The millennial generation (those born between 1982 and 2002) has been widely analysed and extensively written about. They have a mixed reputation. On one hand, they are considered extremely talented, creative, ambitious, and tech-savvy, while on the other hand, they have been called a pampered generation, unwilling to put in hard work. Since they have been brought up in the era of instant-everything, they feel entitled and often lack the patience and forethought, required for matters like investing and wealth creation for the long-term.
Here, we shed light on some of the common myths that millennials have about money.
- Myth 1: One Can Get Rich, Fast
Some millennials have a notion that it is possible to get-rich-fast. Be it through job hopping or working at a multi-national or pledging money in multi-levelmarketing schemes, or buying lotteries, etc. However, this is nothing but a myth and a mindset that makes them vulnerable to mis-selling. In reality, wealth creation is a long and meticulous process. It takes disciplined saving and prudent investing.
- Myth 2: Paying Taxes Isn’t a Big Deal
Taxes are what keeps the country running. Everybody pays taxes. If your salary slip says you don’t pay any tax, wait for your CTC to increase. Besides, tax on salary is only one of the many taxes we pay. For example, when you buy goods and services, you pay (indirect) taxes, when you receive interest on the money in your savings account above Rs. 10,000 in a fiscal or fixed deposit, you pay a tax. Hence, tax planning should be a key consideration while making financial decisions. Robert Kiyosaki, in his 1997 classic, Rich Dad Poor Dad, recommends starting a side business to offset the impact of taxes.
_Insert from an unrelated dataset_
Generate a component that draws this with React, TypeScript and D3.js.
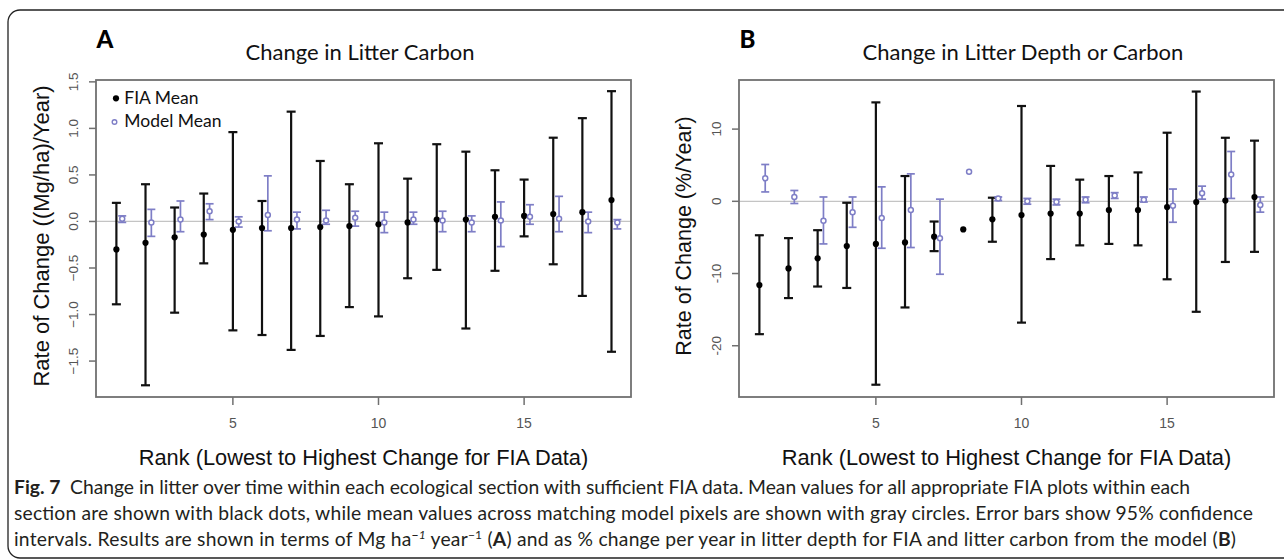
import React from "react";
import * as d3 from "d3";

const ranks = [1, 2, 3, 4, 5, 6, 7, 8, 9, 10, 11, 12, 13, 14, 15, 16, 17, 18];

// Panel A: Change in Litter Carbon ((Mg/ha)/Year)
const aFiaMean = [-0.30, -0.23, -0.17, -0.14, -0.09, -0.07, -0.07, -0.06, -0.05, -0.03, -0.01, 0.02, 0.02, 0.05, 0.06, 0.08, 0.10, 0.23];
const aFiaLow = [-0.89, -1.76, -0.98, -0.45, -1.17, -1.22, -1.38, -1.23, -0.92, -1.02, -0.61, -0.52, -1.15, -0.53, -0.16, -0.46, -0.80, -1.40];
const aFiaHigh = [0.20, 0.40, 0.15, 0.30, 0.96, 0.22, 1.18, 0.65, 0.40, 0.84, 0.46, 0.83, 0.75, 0.55, 0.45, 0.90, 1.11, 1.40];
const aModelMean = [0.03, -0.01, 0.02, 0.11, 0.00, 0.07, 0.02, 0.01, 0.04, -0.01, 0.02, 0.01, -0.01, 0.01, 0.05, 0.03, 0.00, -0.01];
const aModelLow = [-0.01, -0.16, -0.11, 0.02, -0.06, -0.10, -0.08, -0.03, -0.05, -0.12, -0.03, -0.11, -0.11, -0.27, -0.03, -0.11, -0.12, -0.08];
const aModelHigh = [0.06, 0.13, 0.22, 0.19, 0.05, 0.49, 0.10, 0.12, 0.11, 0.10, 0.10, 0.11, 0.06, 0.21, 0.18, 0.27, 0.10, 0.02];
const aYTicks = [-1.5, -1.0, -0.5, 0.0, 0.5, 1.0, 1.5];

// Panel B: Change in Litter Depth or Carbon (%/Year)
const bFiaMean = [-11.6, -9.3, -7.9, -6.2, -5.9, -5.7, -4.9, -3.9, -2.5, -1.9, -1.7, -1.7, -1.2, -1.2, -0.8, -0.1, 0.1, 0.6];
const bFiaLow = [-18.4, -13.4, -11.8, -12.0, -25.4, -14.7, -6.9, null, -5.6, -16.8, -8.0, -6.1, -5.9, -6.1, -10.8, -15.3, -8.4, -7.0];
const bFiaHigh = [-4.7, -5.1, -4.0, -0.2, 13.7, 3.5, -2.8, null, 0.5, 13.2, 4.9, 3.0, 3.5, 4.0, 9.5, 15.2, 8.8, 8.4];
const bModelMean = [3.2, 0.6, -2.7, -1.5, -2.3, -1.2, -5.1, 4.1, 0.4, 0.0, -0.1, 0.2, 0.8, 0.2, -0.6, 1.1, 3.7, -0.5];
const bModelLow = [1.3, -0.3, -5.9, -3.6, -6.5, -6.4, -10.1, null, 0.1, -0.4, -0.5, -0.2, 0.4, -0.1, -2.9, 0.3, 0.4, -1.5];
const bModelHigh = [5.1, 1.5, 0.6, 0.6, 2.0, 3.8, 0.3, null, 0.6, 0.4, 0.3, 0.6, 1.2, 0.6, 1.7, 2.1, 6.9, 0.6];
const bYTicks = [-20, -10, 0, 10];

const xTicks = [5, 10, 15];
const modelOffset = 0.2;

const R_FONT = "'Liberation Sans', Arial, sans-serif";
const HUM_FONT = "Lato, 'Open Sans', sans-serif";
const MODEL_COLOR = "#7e7ec6";
const BOX_COLOR = "#707070";
const TICK_TEXT = "#555555";

type PanelProps = {
  x0: number;
  x1: number;
  yDomain: [number, number];
  yTicks: number[];
  yFmt: (v: number) => string;
  fiaMean: number[];
  fiaLow: (number | null)[];
  fiaHigh: (number | null)[];
  modelMean: number[];
  modelLow: (number | null)[];
  modelHigh: (number | null)[];
  title: string;
  titleX: number;
  letter: string;
  yLabel: string;
  yLabelSize: number;
  legend?: boolean;
};

const TOP = 80;
const BOTTOM = 397;

function Panel(p: PanelProps) {
  const x = d3.scaleLinear().domain([0.3, 18.67]).range([p.x0, p.x1]);
  const y = d3.scaleLinear().domain(p.yDomain).range([BOTTOM, TOP]);
  const cap = 4.5;
  const mcap = 4;
  const cx = (p.x0 + p.x1) / 2;
  return (
    <g>
      <line x1={p.x0} x2={p.x1} y1={y(0)} y2={y(0)} stroke="#c4c4c4" strokeWidth={1.2} />
      {ranks.map((r, i) => {
        const lo = p.fiaLow[i];
        const hi = p.fiaHigh[i];
        if (lo == null || hi == null) return null;
        const xx = x(r);
        return (
          <g key={"f" + r} stroke="#111" strokeWidth={2.2}>
            <line x1={xx} x2={xx} y1={y(lo)} y2={y(hi)} />
            <line x1={xx - cap} x2={xx + cap} y1={y(lo)} y2={y(lo)} />
            <line x1={xx - cap} x2={xx + cap} y1={y(hi)} y2={y(hi)} />
          </g>
        );
      })}
      {ranks.map((r, i) => {
        const lo = p.modelLow[i];
        const hi = p.modelHigh[i];
        if (lo == null || hi == null) return null;
        const xx = x(r + modelOffset);
        return (
          <g key={"m" + r} stroke={MODEL_COLOR} strokeWidth={1.7}>
            <line x1={xx} x2={xx} y1={y(lo)} y2={y(hi)} />
            <line x1={xx - mcap} x2={xx + mcap} y1={y(lo)} y2={y(lo)} />
            <line x1={xx - mcap} x2={xx + mcap} y1={y(hi)} y2={y(hi)} />
          </g>
        );
      })}
      {ranks.map((r, i) => (
        <circle key={"fp" + r} cx={x(r)} cy={y(p.fiaMean[i])} r={3.1} fill="#000" />
      ))}
      {ranks.map((r, i) => (
        <circle
          key={"mp" + r}
          cx={x(r + modelOffset)}
          cy={y(p.modelMean[i])}
          r={2.5}
          fill="white"
          stroke={MODEL_COLOR}
          strokeWidth={1.5}
        />
      ))}
      <rect x={p.x0} y={TOP} width={p.x1 - p.x0} height={BOTTOM - TOP} fill="none" stroke={BOX_COLOR} strokeWidth={1.8} />
      {xTicks.map((t) => (
        <g key={"xt" + t}>
          <line x1={x(t)} x2={x(t)} y1={BOTTOM} y2={BOTTOM + 8} stroke={BOX_COLOR} strokeWidth={1.5} />
          <text x={x(t)} y={428} textAnchor="middle" fontFamily={R_FONT} fontSize={14} fill={TICK_TEXT}>
            {String(t)}
          </text>
        </g>
      ))}
      {p.yTicks.map((t) => (
        <g key={"yt" + t}>
          <line x1={p.x0 - 7} x2={p.x0} y1={y(t)} y2={y(t)} stroke={BOX_COLOR} strokeWidth={1.5} />
          <text
            transform={`translate(${p.x0 - 23},${y(t)}) rotate(-90)`}
            textAnchor="middle"
            dominantBaseline="central"
            fontFamily={R_FONT}
            fontSize={13.5}
            fill={TICK_TEXT}
          >
            {p.yFmt(t)}
          </text>
        </g>
      ))}
      <text x={cx} y={465} textAnchor="middle" fontFamily={R_FONT} fontSize={21.8} fill="#111">
        Rank (Lowest to Highest Change for FIA Data)
      </text>
      <text
        transform={`translate(${p.x0 - 55},${236}) rotate(-90)`}
        textAnchor="middle"
        dominantBaseline="central"
        fontFamily={R_FONT}
        fontSize={p.yLabelSize}
        fill="#111"
      >
        {p.yLabel}
      </text>
      <text x={p.titleX} y={60} textAnchor="middle" fontFamily={HUM_FONT} fontSize={22} fill="#111">
        {p.title}
      </text>
      <text x={p.x0 + 0.5} y={47.5} fontFamily={HUM_FONT} fontWeight={900} fontSize={24} fill="#000">
        {p.letter}
      </text>
      {p.legend && (
        <g fontFamily={HUM_FONT} fontSize={17.5} fill="#111">
          <circle cx={116} cy={98.3} r={3.1} fill="#000" />
          <text x={124.3} y={103.5}>FIA Mean</text>
          <circle cx={114.5} cy={122} r={2.3} fill="white" stroke={MODEL_COLOR} strokeWidth={1.4} />
          <text x={124.3} y={127}>Model Mean</text>
        </g>
      )}
    </g>
  );
}

export default function App() {
  const capStyle = { fontFamily: HUM_FONT, fontSize: 19.3, fill: "#231f20", lengthAdjust: "spacing" as const };
  return (
    <svg
      width={1284}
      height={559}
      viewBox="0 0 1284 559"
      style={{ position: "absolute", left: 0, top: 0, background: "white" }}
    >
      <rect x={0} y={0} width={1284} height={559} fill="white" />
      <rect x={8} y={10} width={1300} height={548} rx={12} ry={12} fill="none" stroke="#222" strokeWidth={1.3} />
      <Panel
        x0={96}
        x1={631}
        yDomain={[-1.886, 1.52]}
        yTicks={aYTicks}
        yFmt={(v) => d3.format(".1f")(v)}
        fiaMean={aFiaMean}
        fiaLow={aFiaLow}
        fiaHigh={aFiaHigh}
        modelMean={aModelMean}
        modelLow={aModelLow}
        modelHigh={aModelHigh}
        title="Change in Litter Carbon"
        titleX={360}
        letter="A"
        yLabel="Rate of Change ((Mg/ha)/Year)"
        yLabelSize={22}
        legend
      />
      <Panel
        x0={739}
        x1={1274}
        yDomain={[-27.1, 16.8]}
        yTicks={bYTicks}
        yFmt={(v) => String(v)}
        fiaMean={bFiaMean}
        fiaLow={bFiaLow}
        fiaHigh={bFiaHigh}
        modelMean={bModelMean}
        modelLow={bModelLow}
        modelHigh={bModelHigh}
        title="Change in Litter Depth or Carbon"
        titleX={1023}
        letter="B"
        yLabel="Rate of Change (%/Year)"
        yLabelSize={21.5}
      />
      <text x={14} y={494} textLength={1176} {...capStyle}>
        <tspan fontWeight={700}>Fig. 7</tspan>
        <tspan>{"\u00a0 Change in litter over time within each ecological section with sufficient FIA data. Mean values for all appropriate FIA plots within each"}</tspan>
      </text>
      <text x={14} y={520} textLength={1239} {...capStyle}>
        section are shown with black dots, while mean values across matching model pixels are shown with gray circles. Error bars show 95% confidence
      </text>
      <text x={14} y={546} textLength={1222} {...capStyle}>
        <tspan>intervals. Results are shown in terms of Mg ha</tspan>
        <tspan fontSize={12} dy={-7} fontStyle="italic">{"\u2212"}1</tspan>
        <tspan dy={7}>{" year"}</tspan>
        <tspan fontSize={12} dy={-7}>{"\u2212"}1</tspan>
        <tspan dy={7}>{" ("}</tspan>
        <tspan fontWeight={700}>A</tspan>
        <tspan>) and as % change per year in litter depth for FIA and litter carbon from the model (</tspan>
        <tspan fontWeight={700}>B</tspan>
        <tspan>)</tspan>
      </text>
    </svg>
  );
}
- Myth 3: All Forms of Debts are Bad
We live in times when loans and cash advances are easy to come by. ‘Attractive offers’ are indeed attractive, and it is difficult to resist the lure of a 0% EMI. Availing a loan is not bad. In fact, borrowing is good, but borrowing beyond one’s means is not. Also, borrowing to meet your needs is good, but borrowing to fuel your wants is not.
The question to ask yourself is – Am I buying something that will help me get ahead? Is it an investment? That will offer returns? For example, learning a new skill, buying a laptop for freelance projects, etc., are investments and not expenses. This is a good debt. Go for it if you can repay comfortably.
- Myth 4: Stock Market are Unsafe
For a generation that likes to explore and experiment, it is surprising that a lot of millennials think that investing in stock markets is unsafe. This is perhaps the most expensive myth, for it hampers long-term wealth creation.
Yes, there are risks associated with investing. But then, not investing can also be dangerous. Keeping your hard-earned money in a savings account can see you get negative real returns if inflation is higher than savings account interest rate. Investing in equities, via professional fund managers, like mutual funds have, can help you gain in the long-term. You must aim to get real returns (after accounting for inflation and taxes). Moreover, the markets, mutual fund companies, and intermediaries are regulated by agencies like SEBI. There are strict rules and provisions to ensure that investor interests are safeguarded at all stages. Learning to manage money is an important life skill and investing smartly, is a key aspect of this.